Yes, it was wonderful to pull for the Reds in the days of Frank Robinson, Vada Pinson and Gus Bell, and as a fan, you fought the good fight, learning to live with the valleys while savoring the peaks. It was all a noble exercise, until you realized those guys were earning eight or 10 grand a year and it was the owners making out while the players were chained to their franchises.
At the college level, increased freedom is the watchword these days. Seemingly every decision made is a nod to the student-athlete, and it’s hard to say that’s a bad thing.
Santangelo can even rationalize the hurt that comes to mid-majors when they lose a player like Crandall.
“What’s the expression?
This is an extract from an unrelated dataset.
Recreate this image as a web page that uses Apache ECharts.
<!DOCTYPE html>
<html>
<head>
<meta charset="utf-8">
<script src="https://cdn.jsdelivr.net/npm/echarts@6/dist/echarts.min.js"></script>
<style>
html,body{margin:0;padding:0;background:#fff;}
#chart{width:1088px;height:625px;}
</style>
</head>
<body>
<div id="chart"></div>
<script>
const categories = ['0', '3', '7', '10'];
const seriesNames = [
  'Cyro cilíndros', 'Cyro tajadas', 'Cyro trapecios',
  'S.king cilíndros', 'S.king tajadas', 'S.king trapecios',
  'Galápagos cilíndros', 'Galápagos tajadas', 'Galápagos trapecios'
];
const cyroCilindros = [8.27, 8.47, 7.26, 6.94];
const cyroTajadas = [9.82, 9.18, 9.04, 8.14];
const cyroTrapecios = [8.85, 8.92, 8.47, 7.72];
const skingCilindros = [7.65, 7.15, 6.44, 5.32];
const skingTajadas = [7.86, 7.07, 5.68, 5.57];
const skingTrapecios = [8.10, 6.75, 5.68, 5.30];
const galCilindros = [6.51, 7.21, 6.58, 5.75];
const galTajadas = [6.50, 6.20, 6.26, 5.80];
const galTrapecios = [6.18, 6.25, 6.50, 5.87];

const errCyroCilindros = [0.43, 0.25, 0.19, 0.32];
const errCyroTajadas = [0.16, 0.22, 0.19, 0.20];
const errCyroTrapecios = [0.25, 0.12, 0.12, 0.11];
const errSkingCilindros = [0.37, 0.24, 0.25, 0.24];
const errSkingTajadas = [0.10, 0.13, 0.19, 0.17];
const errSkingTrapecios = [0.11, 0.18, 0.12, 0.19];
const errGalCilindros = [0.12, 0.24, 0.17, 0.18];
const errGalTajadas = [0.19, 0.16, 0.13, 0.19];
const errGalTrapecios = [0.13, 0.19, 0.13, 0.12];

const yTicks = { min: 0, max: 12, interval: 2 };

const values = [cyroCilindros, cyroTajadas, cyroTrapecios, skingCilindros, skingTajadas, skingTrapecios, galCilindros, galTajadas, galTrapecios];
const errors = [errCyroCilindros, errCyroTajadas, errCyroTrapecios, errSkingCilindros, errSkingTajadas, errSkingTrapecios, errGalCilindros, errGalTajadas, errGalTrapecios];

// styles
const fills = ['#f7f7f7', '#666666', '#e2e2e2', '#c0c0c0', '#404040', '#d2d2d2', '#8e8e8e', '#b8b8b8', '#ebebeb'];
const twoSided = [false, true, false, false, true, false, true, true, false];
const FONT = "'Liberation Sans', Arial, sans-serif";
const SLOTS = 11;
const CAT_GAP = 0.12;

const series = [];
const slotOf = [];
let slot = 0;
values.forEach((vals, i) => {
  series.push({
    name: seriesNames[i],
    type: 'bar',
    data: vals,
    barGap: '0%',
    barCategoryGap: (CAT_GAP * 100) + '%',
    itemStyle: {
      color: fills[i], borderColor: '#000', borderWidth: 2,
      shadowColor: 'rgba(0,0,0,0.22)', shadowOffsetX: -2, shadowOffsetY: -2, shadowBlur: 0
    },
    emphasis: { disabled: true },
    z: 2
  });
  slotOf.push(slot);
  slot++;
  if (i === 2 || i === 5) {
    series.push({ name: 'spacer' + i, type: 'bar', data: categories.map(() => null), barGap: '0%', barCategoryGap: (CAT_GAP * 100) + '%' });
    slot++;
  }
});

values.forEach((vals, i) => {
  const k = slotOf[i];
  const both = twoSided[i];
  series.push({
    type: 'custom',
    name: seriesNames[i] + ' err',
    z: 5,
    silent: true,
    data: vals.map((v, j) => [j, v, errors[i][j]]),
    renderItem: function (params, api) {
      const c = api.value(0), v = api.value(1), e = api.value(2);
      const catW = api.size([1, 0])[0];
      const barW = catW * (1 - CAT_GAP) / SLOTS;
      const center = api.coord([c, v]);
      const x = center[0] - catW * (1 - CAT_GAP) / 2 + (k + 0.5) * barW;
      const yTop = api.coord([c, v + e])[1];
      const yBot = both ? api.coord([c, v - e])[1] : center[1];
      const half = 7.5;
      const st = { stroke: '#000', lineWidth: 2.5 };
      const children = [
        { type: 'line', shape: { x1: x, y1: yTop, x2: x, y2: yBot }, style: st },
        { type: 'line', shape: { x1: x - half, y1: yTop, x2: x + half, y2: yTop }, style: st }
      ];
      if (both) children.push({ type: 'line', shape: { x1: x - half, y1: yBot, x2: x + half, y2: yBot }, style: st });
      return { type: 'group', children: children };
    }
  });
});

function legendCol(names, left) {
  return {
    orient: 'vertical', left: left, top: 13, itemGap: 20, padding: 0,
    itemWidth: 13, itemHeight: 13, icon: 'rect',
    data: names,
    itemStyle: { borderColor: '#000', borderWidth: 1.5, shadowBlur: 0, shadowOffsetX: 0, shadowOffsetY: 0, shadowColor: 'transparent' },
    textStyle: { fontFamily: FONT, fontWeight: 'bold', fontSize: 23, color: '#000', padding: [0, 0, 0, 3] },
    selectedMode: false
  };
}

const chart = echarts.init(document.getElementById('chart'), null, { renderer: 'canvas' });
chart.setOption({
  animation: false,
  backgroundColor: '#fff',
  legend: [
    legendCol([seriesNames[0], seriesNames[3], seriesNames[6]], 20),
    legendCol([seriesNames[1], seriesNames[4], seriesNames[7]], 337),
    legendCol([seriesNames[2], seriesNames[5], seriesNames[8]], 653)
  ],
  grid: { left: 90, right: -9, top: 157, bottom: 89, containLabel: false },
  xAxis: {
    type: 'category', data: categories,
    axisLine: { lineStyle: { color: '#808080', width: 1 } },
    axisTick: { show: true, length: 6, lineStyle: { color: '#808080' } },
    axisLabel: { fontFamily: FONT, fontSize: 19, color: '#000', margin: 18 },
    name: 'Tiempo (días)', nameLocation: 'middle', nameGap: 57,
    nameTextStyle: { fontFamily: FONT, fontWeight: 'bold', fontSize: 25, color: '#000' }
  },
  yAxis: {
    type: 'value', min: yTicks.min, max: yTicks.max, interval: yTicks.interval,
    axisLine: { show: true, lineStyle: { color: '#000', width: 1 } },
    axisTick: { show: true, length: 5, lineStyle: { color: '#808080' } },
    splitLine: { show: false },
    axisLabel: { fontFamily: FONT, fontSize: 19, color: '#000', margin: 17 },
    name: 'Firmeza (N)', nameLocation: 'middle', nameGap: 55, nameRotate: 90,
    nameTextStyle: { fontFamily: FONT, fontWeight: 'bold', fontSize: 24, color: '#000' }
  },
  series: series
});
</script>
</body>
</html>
He gave at the office,” Santangelo says. “He did a lot to build that program up. There’s a sense of fair trade, even. He left the program in a better place than where he found it.”
As good as the grad transfer trend has been to GU, you can easily make the case it kept Gonzaga out of a second Final Four a few months ago.
When the Zags met Texas Tech in the Elite Eight, Matt Mooney had 17 points and five assists for the Red Raiders, who advanced. He was a grad transfer from South Dakota. Tariq Owens, a grad transfer from St. John’s, had nine points, seven rebounds and three blocks.
Meanwhile, Crandall played eight scoreless minutes. He never quite seemed to be what he might have been at Gonzaga, probably owing to his late arrival.
Now come Admon Gilder and Ryan Woolridge, the insta-backcourt, a major part of Gonzaga’s makeover.
“It is a makeover,” agreed Dickau. “But you know what? Coach (Mark) Few has done a masterful job remaking rosters. I don’t think he gets enough credit for that.”
And these days, the remaking comes fast and furious.